I'm trying to modify a program that uses the Estimator class in TensorFlow (v1.10) and I would like to access the evaluation metric results every time evaluation occurs so that I can copy the checkpoint files only when a new maximum has been achieved.
One idea I had was to create a class inheriting from SessionRunHook
, doing the work I want in the after_run
method. According to the documentation I can specify what is passed to after_run
using before_run
. However I cannot find a way to access the evaluation metrics results I want from the information passed in to before_run
.
I looked into the Estimator
code and it appears that it is writing the results to a summary file so another idea I had was to read this back in the after_run
method, but the summary api doesn't seem to provide any read operations.

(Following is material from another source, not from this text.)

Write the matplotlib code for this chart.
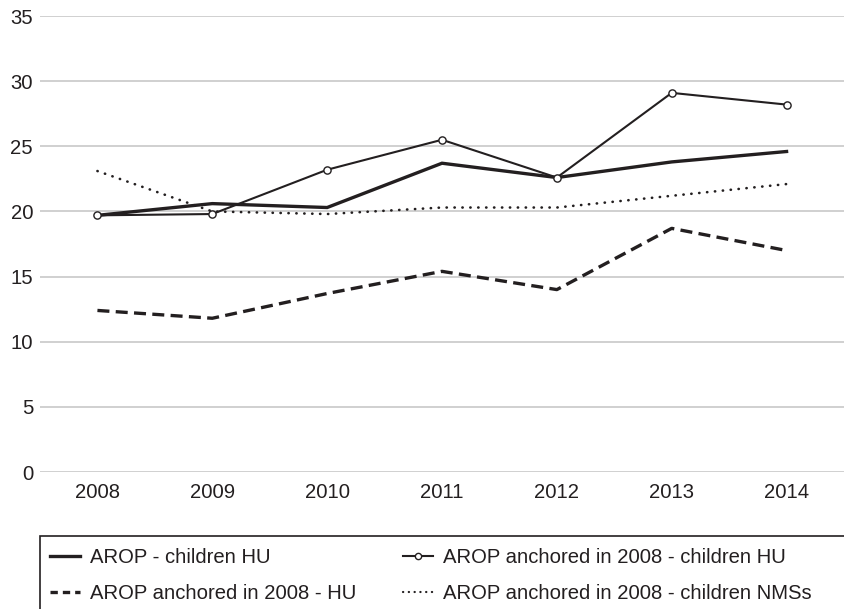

Are there any other ways I can achieve what I want to do? Not using the Estimator
class is not an option as that would involve drastic changes to the code I'm working with.
Checkpoints are not the same as exporting. Checkpoints are about fault-recovery and involve saving the complete training state (weights, global step number, etc.).
In your case I would recommend exporting. The exported model will written to a directory called “exporter” and the serving input function specifies what the end-user will be expected to provide to the prediction service.
You can use the class "Best Exporter" to just export the models that are perfoming best:
https://www.tensorflow.org/api_docs/python/tf/estimator/BestExporter
This class exports the serving graph and checkpoints of the best models.
Also, it performs a model export everytime when the new model is better than any exsiting model.